# Problem requirements:
Select, from the data, each line where "Write" occurs.

## BEGIN Input

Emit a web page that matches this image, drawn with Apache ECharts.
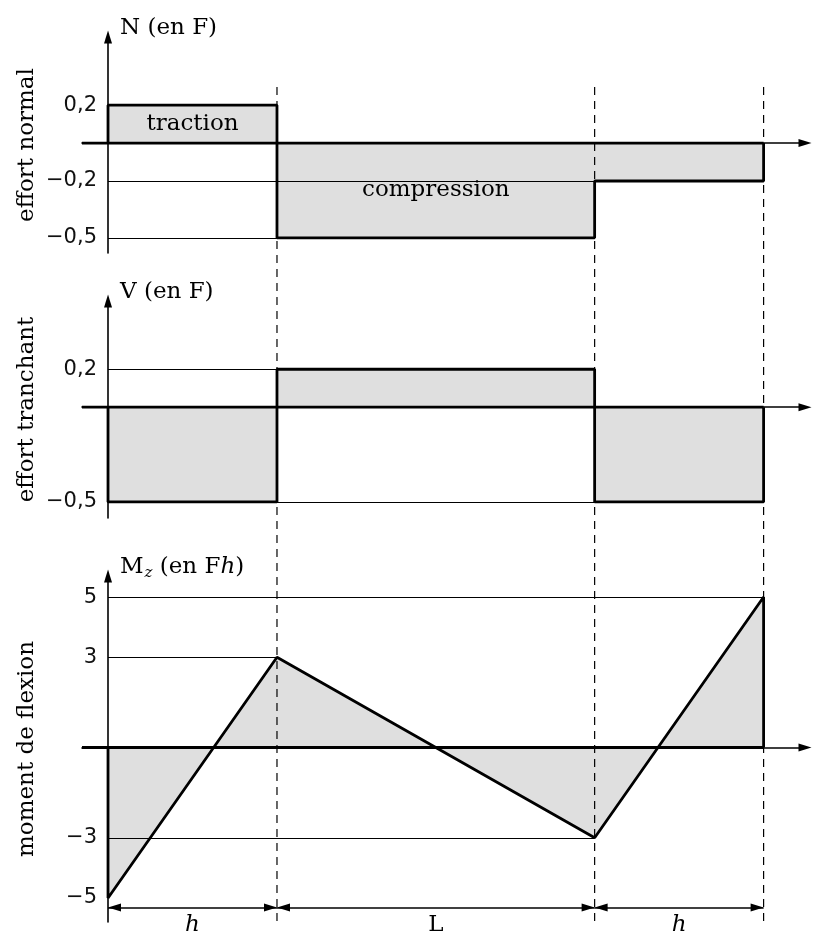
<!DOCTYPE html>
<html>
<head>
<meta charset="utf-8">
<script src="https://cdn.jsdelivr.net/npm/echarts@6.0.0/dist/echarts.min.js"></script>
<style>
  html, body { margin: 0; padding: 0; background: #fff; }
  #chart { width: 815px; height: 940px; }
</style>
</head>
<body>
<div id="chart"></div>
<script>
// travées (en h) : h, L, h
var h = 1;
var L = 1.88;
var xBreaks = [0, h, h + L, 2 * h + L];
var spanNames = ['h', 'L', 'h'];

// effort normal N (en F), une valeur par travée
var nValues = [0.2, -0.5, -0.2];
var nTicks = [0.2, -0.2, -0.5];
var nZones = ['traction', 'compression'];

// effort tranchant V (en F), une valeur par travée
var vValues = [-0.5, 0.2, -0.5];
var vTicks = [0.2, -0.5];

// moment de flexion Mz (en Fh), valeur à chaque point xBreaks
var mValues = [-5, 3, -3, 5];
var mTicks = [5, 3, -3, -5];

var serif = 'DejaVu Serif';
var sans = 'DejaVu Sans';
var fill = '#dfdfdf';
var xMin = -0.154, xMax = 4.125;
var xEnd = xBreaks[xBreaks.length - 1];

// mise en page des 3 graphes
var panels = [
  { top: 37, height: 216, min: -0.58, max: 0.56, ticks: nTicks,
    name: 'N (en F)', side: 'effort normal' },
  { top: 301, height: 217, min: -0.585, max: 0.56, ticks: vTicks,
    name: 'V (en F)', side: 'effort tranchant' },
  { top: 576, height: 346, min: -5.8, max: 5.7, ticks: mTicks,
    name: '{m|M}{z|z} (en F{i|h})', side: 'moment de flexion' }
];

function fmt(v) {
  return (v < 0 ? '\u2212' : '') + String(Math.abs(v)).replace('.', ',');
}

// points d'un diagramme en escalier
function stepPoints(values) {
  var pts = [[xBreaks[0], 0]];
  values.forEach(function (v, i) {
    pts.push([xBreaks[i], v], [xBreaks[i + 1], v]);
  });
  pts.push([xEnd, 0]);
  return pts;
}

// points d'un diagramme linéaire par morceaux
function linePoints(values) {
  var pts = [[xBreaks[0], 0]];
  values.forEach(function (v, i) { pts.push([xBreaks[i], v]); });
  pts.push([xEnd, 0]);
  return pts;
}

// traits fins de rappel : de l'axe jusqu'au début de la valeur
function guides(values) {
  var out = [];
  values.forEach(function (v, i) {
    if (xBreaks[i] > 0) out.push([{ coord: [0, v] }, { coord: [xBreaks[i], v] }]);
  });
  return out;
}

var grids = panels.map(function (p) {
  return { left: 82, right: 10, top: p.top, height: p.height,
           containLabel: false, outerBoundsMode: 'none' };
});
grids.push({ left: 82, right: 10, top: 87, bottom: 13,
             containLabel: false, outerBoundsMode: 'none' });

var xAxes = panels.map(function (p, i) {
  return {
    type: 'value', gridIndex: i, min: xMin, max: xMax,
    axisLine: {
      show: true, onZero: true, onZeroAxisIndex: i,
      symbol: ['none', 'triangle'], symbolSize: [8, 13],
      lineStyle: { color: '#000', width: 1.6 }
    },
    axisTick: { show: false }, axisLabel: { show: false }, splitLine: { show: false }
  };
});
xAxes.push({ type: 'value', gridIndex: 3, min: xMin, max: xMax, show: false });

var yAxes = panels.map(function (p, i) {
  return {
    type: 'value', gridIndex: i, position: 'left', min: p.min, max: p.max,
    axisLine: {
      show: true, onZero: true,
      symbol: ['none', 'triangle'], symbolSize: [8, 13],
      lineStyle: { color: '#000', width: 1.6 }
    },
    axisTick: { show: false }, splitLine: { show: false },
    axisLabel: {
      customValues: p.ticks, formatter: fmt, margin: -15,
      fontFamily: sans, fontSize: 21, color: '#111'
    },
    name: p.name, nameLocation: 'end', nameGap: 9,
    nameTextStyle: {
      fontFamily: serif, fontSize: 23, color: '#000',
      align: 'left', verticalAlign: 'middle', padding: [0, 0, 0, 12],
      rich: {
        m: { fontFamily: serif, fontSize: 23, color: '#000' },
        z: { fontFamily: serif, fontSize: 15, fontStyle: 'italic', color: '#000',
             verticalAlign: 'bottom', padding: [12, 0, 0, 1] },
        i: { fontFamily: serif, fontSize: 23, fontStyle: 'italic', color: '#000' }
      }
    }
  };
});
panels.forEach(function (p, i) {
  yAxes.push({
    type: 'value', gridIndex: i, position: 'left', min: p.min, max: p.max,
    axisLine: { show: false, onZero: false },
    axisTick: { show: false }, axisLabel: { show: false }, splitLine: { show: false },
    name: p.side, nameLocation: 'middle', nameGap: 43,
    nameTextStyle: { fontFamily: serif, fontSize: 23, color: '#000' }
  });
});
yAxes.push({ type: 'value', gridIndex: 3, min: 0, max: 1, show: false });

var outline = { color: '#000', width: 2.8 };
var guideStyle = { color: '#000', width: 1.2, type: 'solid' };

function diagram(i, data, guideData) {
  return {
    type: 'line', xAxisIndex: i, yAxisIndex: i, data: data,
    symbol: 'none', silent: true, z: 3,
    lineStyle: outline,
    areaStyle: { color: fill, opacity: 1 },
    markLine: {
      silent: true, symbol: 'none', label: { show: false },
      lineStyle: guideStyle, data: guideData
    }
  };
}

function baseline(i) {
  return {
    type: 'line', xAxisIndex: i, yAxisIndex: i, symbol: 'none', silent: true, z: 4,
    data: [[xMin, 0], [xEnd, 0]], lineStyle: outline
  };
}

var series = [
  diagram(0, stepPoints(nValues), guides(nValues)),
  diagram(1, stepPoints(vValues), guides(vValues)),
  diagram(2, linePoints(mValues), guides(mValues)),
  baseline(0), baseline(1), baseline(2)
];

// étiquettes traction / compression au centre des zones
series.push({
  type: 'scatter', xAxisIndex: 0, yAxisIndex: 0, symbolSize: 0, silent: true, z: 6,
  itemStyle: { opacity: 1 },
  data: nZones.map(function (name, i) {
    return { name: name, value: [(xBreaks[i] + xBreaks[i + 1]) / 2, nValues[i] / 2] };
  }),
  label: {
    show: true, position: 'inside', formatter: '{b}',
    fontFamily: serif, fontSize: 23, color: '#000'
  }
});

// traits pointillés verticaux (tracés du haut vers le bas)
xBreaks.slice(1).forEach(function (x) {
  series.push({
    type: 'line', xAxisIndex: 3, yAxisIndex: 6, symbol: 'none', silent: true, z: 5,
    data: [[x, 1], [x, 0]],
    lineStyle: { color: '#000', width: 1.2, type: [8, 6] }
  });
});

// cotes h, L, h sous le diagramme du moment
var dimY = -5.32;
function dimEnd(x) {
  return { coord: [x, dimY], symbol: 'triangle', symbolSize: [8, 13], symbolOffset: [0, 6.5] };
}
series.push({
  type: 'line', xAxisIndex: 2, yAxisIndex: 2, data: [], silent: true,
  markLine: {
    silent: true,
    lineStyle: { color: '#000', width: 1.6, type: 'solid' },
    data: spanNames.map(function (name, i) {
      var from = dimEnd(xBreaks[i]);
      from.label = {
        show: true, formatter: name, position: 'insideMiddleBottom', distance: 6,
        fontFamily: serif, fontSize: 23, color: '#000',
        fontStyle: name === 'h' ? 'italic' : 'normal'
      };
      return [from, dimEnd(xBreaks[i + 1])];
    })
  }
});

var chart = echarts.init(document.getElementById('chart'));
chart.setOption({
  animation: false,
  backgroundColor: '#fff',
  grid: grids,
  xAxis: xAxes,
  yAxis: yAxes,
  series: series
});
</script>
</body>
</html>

## END Input
## BEGIN Input

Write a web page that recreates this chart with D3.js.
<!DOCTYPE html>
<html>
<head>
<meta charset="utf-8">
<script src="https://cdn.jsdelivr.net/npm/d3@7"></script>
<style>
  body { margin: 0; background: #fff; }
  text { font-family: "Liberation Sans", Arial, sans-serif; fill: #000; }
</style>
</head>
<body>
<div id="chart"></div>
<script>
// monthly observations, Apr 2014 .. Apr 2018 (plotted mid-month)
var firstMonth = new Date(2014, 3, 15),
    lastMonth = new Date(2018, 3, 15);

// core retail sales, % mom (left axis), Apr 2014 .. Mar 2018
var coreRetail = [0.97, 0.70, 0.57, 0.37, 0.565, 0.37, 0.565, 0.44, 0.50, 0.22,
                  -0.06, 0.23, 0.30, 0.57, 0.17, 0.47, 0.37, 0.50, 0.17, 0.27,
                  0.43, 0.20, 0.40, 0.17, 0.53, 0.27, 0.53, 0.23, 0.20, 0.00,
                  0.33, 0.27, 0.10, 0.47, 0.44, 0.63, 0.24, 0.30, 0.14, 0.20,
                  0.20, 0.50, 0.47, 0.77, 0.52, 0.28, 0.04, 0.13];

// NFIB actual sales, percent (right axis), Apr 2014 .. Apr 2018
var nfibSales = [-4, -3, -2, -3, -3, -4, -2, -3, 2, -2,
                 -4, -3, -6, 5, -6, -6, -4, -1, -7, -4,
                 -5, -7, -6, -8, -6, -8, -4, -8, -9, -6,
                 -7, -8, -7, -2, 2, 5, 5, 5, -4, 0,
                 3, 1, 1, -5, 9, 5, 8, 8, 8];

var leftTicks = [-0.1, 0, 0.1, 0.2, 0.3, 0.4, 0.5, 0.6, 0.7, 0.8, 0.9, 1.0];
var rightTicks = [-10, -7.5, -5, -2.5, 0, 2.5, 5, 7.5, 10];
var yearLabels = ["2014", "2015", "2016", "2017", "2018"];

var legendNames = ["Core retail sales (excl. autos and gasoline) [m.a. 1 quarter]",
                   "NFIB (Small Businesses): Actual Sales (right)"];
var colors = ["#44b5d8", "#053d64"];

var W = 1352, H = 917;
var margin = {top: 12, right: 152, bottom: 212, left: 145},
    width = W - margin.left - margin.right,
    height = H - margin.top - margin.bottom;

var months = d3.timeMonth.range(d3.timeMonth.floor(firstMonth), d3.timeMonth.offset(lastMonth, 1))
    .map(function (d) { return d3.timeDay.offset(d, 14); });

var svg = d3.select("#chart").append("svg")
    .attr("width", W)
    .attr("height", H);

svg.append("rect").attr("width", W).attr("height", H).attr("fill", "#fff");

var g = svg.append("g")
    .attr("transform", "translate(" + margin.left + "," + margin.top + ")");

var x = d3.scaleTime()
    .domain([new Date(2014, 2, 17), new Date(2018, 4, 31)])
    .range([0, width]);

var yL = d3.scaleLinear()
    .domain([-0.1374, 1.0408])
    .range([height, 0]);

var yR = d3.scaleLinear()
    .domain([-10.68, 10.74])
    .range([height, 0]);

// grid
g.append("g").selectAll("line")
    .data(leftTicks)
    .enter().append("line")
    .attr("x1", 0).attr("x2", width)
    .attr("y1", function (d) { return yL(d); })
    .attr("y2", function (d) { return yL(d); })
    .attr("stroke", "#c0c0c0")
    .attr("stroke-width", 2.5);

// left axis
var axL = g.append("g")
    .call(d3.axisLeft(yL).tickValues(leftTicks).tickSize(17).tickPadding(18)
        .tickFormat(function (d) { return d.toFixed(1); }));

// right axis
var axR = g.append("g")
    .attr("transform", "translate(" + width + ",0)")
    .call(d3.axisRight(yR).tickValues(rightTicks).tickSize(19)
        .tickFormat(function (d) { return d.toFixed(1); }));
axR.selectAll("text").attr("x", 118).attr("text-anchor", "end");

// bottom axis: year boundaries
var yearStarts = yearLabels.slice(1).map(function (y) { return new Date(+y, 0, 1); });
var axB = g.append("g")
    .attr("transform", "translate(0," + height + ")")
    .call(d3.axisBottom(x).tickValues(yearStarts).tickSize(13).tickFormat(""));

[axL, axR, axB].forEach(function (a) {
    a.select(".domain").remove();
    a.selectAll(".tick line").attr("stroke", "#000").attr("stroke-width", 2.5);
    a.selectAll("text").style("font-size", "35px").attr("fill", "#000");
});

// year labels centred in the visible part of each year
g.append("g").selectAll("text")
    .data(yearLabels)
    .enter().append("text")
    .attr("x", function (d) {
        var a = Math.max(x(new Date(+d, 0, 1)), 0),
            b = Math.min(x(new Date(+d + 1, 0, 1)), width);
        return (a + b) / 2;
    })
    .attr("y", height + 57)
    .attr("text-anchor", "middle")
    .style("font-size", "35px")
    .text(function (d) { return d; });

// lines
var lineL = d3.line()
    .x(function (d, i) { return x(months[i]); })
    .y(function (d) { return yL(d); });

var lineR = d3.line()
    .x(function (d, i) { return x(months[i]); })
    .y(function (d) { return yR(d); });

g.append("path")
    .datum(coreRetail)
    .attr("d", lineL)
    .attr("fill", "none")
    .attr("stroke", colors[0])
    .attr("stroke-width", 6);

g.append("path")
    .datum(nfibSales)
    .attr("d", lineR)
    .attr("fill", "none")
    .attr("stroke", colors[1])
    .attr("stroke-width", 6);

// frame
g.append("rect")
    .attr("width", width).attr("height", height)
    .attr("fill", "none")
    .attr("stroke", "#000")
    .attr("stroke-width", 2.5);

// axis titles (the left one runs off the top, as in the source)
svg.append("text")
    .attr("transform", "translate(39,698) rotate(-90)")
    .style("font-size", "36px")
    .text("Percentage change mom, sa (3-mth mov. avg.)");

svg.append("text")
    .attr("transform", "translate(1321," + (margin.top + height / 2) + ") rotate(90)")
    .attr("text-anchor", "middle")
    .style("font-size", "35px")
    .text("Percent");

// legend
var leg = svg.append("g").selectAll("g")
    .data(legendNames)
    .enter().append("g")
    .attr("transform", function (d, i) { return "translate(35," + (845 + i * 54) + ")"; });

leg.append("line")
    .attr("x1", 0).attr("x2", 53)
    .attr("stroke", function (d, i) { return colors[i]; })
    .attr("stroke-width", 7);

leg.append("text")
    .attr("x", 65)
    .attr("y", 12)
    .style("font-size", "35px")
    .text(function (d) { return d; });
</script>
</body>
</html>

## END Input
## BEGIN Input

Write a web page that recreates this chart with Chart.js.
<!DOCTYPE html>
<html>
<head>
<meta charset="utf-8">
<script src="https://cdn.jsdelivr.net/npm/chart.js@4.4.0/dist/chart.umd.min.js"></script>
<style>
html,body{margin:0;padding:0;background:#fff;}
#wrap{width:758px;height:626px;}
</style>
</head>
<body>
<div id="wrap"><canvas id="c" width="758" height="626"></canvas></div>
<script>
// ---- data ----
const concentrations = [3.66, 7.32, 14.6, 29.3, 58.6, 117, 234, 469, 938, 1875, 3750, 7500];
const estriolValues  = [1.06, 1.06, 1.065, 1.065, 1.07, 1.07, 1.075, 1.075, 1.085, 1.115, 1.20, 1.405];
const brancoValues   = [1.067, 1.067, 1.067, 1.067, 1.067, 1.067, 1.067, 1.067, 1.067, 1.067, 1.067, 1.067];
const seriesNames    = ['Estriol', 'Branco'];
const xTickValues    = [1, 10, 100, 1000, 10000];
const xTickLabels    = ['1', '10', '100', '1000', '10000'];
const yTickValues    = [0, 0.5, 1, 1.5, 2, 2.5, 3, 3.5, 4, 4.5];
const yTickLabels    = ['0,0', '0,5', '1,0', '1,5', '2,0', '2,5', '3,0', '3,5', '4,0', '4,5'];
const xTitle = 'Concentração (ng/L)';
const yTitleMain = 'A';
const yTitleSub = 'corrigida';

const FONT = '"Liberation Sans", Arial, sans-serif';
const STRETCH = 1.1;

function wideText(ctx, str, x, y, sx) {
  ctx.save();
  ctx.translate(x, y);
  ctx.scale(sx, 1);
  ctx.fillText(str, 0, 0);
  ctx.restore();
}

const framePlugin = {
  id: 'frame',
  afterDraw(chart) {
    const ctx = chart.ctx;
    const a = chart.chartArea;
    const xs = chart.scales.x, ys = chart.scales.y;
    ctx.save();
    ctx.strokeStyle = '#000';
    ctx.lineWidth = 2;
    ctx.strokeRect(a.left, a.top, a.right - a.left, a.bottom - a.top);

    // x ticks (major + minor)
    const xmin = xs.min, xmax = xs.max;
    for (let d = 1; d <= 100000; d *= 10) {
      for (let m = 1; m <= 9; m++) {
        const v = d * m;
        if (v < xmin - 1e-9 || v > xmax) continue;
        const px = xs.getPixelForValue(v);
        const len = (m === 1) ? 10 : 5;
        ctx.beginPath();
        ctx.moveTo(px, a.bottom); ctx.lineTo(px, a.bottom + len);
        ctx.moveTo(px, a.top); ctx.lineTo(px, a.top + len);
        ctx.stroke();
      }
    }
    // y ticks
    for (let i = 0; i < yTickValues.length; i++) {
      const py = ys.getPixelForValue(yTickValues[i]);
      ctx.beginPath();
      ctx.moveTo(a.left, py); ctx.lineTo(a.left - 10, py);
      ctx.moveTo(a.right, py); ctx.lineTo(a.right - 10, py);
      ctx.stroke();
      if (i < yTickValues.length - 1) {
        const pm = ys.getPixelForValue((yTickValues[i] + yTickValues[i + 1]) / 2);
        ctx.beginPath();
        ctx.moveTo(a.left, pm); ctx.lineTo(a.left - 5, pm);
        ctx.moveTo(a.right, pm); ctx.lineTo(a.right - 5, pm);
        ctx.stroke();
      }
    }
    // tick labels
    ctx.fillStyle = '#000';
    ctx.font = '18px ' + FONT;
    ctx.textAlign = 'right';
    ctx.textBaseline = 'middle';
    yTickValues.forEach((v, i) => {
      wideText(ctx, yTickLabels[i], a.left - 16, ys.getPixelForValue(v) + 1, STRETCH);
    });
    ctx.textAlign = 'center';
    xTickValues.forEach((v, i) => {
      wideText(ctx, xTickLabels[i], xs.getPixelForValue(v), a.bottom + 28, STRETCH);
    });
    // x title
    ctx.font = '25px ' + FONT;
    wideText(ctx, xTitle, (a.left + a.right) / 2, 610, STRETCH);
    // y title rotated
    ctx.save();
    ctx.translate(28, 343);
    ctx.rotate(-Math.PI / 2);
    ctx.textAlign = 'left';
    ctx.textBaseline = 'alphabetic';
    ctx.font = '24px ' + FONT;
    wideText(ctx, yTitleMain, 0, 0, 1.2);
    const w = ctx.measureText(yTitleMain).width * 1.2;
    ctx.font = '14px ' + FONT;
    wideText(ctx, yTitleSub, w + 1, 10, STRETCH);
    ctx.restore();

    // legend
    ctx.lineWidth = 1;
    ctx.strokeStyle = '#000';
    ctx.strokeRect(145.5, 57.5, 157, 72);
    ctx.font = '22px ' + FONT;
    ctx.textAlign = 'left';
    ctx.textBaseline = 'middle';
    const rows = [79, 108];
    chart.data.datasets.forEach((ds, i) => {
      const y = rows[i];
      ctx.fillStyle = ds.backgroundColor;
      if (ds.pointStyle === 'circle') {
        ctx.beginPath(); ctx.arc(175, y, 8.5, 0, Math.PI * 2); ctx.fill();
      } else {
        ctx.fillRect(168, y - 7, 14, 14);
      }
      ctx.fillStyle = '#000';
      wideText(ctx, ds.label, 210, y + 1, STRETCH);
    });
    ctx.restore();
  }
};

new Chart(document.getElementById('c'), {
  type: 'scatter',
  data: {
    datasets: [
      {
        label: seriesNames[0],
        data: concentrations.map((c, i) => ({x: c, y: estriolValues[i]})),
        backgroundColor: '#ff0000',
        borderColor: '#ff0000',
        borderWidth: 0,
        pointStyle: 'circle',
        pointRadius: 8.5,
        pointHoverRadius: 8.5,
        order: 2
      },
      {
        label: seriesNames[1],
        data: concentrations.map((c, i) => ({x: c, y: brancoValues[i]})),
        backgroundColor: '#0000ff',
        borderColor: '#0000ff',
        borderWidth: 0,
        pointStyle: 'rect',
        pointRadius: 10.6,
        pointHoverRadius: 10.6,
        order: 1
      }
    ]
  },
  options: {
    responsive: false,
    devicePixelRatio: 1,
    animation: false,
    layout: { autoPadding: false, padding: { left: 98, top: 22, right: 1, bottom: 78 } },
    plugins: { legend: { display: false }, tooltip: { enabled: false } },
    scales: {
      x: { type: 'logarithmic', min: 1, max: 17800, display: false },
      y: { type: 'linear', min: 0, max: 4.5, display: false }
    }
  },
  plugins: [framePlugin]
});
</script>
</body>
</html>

## END Input

# Output:
Write a web page that recreates this chart with D3.js.
Write a web page that recreates this chart with Chart.js.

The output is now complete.